* Aim of the exercise *
Find the lines of data that contain the string "standalone", then list them.

* Available records *
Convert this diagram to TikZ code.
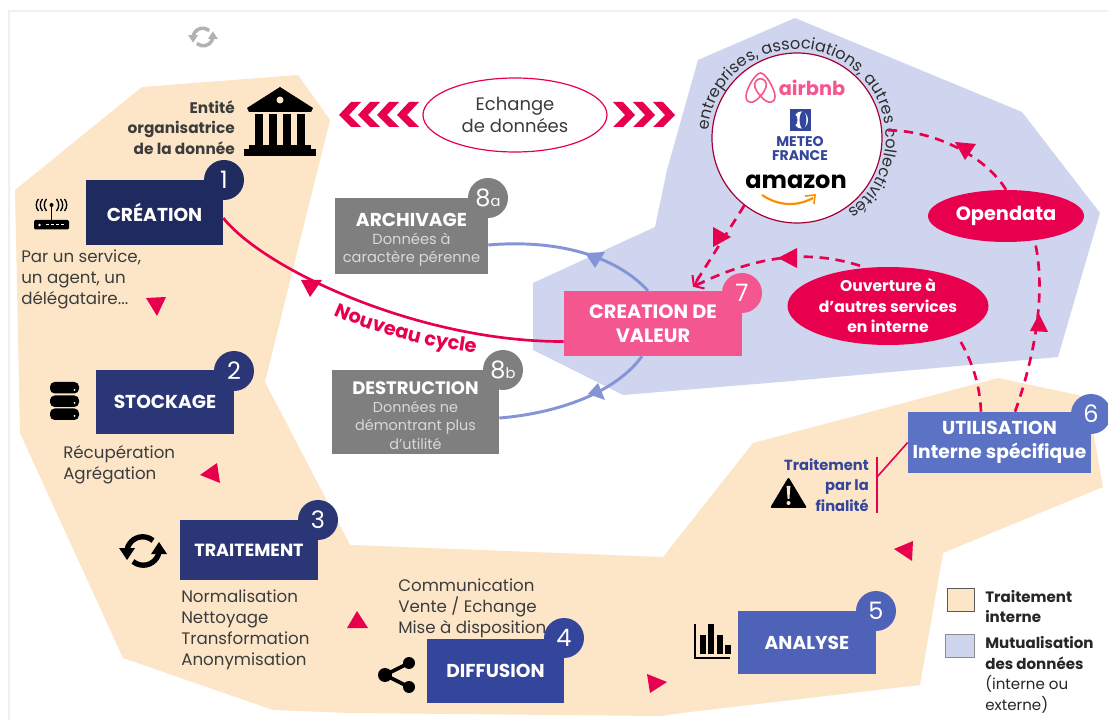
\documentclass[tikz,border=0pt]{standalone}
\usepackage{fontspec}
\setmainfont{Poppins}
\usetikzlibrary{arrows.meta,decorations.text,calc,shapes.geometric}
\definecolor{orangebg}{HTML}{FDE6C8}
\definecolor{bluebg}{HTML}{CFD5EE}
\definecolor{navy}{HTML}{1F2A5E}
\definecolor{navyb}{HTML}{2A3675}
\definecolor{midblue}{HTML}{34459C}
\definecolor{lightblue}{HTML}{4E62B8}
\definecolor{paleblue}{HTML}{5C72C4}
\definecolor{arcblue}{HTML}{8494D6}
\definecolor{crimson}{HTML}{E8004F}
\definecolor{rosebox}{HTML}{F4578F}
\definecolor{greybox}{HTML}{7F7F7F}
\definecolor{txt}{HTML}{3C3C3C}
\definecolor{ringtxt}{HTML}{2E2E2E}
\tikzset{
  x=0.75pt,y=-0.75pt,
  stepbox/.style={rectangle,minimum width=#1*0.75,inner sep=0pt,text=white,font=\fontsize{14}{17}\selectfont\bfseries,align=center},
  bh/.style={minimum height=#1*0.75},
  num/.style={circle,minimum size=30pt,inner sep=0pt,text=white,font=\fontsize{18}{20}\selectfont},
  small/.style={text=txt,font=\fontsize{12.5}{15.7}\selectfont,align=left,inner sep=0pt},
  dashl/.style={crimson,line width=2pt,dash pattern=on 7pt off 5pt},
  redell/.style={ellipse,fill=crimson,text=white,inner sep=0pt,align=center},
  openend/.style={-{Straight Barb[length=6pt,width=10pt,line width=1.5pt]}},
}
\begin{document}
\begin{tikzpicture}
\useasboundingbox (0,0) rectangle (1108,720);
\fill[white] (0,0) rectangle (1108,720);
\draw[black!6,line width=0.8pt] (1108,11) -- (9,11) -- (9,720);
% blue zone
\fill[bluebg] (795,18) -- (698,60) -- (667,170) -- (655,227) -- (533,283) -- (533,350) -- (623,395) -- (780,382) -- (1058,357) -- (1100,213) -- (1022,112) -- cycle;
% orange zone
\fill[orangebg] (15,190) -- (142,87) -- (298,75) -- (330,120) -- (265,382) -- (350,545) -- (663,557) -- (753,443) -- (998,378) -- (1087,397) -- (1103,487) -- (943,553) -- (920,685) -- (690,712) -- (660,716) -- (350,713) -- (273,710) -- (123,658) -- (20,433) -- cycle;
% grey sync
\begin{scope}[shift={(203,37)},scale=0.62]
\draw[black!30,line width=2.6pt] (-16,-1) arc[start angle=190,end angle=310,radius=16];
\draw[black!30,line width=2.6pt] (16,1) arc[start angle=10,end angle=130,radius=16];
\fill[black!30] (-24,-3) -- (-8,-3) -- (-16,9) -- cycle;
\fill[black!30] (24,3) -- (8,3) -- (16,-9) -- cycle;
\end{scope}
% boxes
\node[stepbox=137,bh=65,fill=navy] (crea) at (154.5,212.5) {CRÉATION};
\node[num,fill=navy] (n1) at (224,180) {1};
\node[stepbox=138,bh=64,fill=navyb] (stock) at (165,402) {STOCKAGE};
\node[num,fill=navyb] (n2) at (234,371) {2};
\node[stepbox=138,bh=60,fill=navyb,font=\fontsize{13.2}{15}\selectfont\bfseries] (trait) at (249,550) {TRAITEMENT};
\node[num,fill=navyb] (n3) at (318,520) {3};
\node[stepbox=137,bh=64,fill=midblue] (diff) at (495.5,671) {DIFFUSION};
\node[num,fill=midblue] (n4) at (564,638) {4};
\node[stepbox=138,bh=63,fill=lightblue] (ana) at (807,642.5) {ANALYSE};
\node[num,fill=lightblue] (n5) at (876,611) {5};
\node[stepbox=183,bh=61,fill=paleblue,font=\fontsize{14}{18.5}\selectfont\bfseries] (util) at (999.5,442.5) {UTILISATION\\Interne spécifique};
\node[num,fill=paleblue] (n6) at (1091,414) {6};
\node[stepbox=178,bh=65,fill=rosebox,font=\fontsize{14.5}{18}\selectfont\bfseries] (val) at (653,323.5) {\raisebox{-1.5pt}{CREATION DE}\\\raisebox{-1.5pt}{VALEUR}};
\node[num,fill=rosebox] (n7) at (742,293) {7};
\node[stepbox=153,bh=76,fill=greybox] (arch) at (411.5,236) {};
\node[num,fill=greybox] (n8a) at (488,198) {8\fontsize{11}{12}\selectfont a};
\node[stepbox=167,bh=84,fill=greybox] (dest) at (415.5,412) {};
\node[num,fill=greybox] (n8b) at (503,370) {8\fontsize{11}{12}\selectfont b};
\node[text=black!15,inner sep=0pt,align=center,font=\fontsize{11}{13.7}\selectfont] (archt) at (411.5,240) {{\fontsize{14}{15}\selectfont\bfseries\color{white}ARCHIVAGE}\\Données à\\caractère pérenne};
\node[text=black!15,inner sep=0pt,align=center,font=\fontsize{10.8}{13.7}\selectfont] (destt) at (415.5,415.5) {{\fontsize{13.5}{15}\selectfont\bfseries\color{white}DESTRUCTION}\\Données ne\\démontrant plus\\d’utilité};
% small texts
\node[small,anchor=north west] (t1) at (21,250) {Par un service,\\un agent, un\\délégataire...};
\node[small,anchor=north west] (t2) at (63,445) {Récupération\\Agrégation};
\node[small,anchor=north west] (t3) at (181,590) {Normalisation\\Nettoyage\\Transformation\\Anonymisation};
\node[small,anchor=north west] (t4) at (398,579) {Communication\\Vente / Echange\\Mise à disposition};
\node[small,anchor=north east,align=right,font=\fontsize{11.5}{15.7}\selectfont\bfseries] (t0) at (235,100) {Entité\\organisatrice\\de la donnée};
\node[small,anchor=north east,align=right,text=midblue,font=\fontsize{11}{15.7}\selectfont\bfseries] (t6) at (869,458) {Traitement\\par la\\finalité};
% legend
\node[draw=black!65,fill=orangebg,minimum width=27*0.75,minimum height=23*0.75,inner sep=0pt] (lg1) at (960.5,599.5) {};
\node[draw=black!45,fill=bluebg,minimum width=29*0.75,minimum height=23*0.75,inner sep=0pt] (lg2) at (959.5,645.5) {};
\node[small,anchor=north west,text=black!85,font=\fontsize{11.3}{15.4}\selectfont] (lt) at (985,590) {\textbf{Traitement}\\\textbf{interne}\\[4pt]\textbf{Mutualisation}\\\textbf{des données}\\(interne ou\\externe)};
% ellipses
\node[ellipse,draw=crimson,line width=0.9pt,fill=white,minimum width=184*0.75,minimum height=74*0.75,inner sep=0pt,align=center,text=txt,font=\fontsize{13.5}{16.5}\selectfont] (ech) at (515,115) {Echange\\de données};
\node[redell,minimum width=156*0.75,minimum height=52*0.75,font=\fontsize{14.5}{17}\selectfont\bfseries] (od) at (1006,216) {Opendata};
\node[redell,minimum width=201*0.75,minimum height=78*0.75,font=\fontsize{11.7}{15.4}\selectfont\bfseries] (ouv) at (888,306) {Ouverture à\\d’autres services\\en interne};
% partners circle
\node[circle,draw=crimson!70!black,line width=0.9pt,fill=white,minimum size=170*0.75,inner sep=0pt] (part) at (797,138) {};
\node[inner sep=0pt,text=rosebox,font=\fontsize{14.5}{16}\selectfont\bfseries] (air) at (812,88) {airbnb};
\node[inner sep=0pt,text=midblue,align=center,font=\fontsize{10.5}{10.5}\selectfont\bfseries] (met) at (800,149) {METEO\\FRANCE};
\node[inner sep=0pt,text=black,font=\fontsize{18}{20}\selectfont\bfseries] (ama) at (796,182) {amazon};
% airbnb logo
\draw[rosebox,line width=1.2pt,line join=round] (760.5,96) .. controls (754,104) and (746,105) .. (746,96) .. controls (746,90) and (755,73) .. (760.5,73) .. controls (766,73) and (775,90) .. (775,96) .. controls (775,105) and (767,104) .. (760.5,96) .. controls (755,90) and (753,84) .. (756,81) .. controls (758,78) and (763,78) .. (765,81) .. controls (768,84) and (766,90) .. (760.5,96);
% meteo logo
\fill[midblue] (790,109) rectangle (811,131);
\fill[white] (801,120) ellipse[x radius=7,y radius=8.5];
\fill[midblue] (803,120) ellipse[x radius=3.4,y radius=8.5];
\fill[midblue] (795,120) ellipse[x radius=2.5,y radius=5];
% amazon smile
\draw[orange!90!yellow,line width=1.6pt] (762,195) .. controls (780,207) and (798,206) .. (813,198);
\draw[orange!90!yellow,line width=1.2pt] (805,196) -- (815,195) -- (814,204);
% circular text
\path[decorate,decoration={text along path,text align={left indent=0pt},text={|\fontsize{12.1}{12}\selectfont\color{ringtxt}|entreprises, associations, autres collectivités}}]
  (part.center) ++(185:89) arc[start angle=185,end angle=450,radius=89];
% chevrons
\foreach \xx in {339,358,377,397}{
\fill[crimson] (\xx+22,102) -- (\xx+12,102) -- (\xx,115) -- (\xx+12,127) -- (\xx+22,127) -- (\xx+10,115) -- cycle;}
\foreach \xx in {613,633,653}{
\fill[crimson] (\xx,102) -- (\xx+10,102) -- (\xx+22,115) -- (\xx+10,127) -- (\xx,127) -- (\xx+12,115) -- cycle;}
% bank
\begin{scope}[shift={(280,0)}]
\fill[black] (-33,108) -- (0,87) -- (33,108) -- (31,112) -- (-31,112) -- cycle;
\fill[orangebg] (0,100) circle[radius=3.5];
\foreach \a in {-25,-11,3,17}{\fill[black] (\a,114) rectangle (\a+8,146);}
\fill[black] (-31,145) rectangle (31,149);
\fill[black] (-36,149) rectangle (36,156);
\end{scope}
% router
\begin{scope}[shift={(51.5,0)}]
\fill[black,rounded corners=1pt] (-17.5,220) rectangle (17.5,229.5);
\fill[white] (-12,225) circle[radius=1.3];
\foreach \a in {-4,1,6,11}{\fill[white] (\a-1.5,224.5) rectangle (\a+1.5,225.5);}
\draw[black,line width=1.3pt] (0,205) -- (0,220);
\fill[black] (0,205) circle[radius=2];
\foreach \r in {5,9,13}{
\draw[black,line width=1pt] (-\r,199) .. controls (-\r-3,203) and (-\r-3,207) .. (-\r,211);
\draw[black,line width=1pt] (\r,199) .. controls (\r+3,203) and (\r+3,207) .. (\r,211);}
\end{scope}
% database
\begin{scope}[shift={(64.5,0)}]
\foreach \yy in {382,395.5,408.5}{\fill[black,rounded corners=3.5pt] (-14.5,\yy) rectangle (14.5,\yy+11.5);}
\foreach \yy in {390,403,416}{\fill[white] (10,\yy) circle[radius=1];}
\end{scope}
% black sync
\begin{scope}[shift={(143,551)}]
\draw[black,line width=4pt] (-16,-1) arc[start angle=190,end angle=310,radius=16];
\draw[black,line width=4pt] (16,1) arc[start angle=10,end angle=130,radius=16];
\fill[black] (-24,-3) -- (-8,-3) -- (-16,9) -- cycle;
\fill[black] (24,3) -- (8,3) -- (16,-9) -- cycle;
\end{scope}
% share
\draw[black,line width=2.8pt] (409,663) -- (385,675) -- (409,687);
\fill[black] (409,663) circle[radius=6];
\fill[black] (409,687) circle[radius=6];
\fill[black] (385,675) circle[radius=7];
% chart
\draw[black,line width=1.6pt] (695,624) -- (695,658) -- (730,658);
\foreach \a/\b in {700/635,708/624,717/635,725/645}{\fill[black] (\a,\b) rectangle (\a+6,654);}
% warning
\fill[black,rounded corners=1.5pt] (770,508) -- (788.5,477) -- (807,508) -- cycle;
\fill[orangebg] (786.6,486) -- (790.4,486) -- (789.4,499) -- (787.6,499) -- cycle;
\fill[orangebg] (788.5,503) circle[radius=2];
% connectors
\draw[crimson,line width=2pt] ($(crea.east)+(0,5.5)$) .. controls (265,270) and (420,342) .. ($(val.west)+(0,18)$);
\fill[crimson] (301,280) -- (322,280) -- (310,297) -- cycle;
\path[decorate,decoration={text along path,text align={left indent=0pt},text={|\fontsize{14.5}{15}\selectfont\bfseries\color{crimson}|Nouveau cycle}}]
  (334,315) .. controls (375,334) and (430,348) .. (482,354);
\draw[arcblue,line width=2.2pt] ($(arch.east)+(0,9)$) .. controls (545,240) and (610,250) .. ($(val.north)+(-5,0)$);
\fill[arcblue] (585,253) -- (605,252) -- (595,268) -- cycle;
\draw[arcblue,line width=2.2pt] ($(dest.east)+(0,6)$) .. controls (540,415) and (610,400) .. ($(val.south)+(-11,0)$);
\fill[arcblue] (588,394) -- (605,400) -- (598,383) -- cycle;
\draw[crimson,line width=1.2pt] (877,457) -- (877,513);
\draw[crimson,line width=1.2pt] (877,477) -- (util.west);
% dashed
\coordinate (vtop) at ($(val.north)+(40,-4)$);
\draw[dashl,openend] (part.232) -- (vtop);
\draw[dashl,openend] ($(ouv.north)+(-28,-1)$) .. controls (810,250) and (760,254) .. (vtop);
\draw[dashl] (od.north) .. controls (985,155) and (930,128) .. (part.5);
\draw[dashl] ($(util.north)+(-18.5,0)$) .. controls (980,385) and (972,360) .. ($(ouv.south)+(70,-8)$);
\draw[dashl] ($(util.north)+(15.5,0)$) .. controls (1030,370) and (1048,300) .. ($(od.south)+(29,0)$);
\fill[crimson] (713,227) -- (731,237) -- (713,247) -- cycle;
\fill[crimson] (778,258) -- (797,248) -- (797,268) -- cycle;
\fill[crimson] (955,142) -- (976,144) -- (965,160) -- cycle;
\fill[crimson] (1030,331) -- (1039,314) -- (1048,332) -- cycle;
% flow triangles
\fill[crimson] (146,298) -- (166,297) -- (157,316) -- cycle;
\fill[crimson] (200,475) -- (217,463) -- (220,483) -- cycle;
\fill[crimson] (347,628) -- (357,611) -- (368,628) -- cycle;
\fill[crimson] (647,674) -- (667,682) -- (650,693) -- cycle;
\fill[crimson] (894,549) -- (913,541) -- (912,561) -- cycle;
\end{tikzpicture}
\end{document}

---

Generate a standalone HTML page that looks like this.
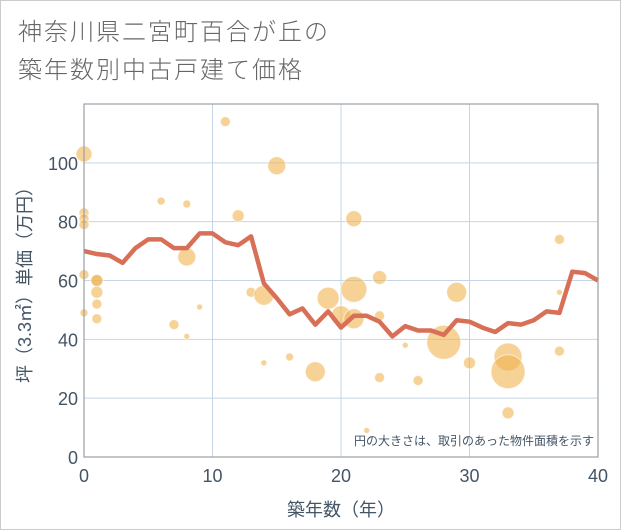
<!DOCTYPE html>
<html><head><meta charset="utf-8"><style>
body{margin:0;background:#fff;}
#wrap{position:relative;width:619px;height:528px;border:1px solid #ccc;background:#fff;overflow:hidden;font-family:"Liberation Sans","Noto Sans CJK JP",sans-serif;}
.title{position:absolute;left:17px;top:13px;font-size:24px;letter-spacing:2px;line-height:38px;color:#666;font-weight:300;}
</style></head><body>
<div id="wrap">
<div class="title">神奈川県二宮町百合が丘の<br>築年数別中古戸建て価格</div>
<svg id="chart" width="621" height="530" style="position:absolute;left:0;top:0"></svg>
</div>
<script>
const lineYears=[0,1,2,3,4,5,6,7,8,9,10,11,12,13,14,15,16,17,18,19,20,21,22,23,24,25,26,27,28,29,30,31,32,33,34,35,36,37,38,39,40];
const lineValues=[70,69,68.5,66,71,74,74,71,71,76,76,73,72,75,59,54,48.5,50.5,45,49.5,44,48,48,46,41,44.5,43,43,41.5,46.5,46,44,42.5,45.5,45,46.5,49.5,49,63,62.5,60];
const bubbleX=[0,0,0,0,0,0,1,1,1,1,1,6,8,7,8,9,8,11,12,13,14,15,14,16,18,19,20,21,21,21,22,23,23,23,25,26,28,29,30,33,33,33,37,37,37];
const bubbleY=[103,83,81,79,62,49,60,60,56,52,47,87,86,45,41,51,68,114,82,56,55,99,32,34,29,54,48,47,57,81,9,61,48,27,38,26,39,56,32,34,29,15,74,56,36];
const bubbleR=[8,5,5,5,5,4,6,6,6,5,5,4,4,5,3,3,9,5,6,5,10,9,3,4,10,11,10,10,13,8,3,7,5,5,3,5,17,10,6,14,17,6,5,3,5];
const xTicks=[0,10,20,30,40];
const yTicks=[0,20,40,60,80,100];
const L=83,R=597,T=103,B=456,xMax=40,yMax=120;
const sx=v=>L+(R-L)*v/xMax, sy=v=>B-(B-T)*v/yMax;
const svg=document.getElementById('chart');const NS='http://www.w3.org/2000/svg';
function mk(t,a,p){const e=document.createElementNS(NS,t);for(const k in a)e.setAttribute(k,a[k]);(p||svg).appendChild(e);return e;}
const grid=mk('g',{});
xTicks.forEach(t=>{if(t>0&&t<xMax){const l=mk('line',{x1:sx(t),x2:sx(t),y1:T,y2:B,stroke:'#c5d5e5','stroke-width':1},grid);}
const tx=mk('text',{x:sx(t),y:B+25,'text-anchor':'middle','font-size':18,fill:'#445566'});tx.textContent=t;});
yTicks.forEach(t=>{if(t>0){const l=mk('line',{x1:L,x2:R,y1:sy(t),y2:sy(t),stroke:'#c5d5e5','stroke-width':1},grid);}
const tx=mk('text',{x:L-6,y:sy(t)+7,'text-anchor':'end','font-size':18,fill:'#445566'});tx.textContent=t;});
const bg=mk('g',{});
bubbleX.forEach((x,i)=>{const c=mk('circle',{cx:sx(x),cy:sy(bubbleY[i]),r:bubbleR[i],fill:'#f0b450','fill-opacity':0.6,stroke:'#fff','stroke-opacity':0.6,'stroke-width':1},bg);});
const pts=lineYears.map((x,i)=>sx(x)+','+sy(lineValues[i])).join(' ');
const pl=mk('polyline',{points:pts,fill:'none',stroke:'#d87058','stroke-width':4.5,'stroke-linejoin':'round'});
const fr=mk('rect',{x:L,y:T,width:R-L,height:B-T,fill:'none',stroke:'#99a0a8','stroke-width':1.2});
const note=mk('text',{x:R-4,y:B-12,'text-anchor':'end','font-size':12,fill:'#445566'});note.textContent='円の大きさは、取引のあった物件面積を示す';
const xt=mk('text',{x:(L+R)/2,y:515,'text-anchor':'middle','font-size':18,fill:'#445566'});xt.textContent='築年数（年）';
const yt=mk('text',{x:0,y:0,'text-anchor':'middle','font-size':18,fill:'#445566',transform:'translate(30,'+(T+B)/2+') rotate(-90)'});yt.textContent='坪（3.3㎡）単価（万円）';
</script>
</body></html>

* Solution to this problem *
\documentclass[tikz,border=0pt]{standalone}
Generate a standalone HTML page that looks like this.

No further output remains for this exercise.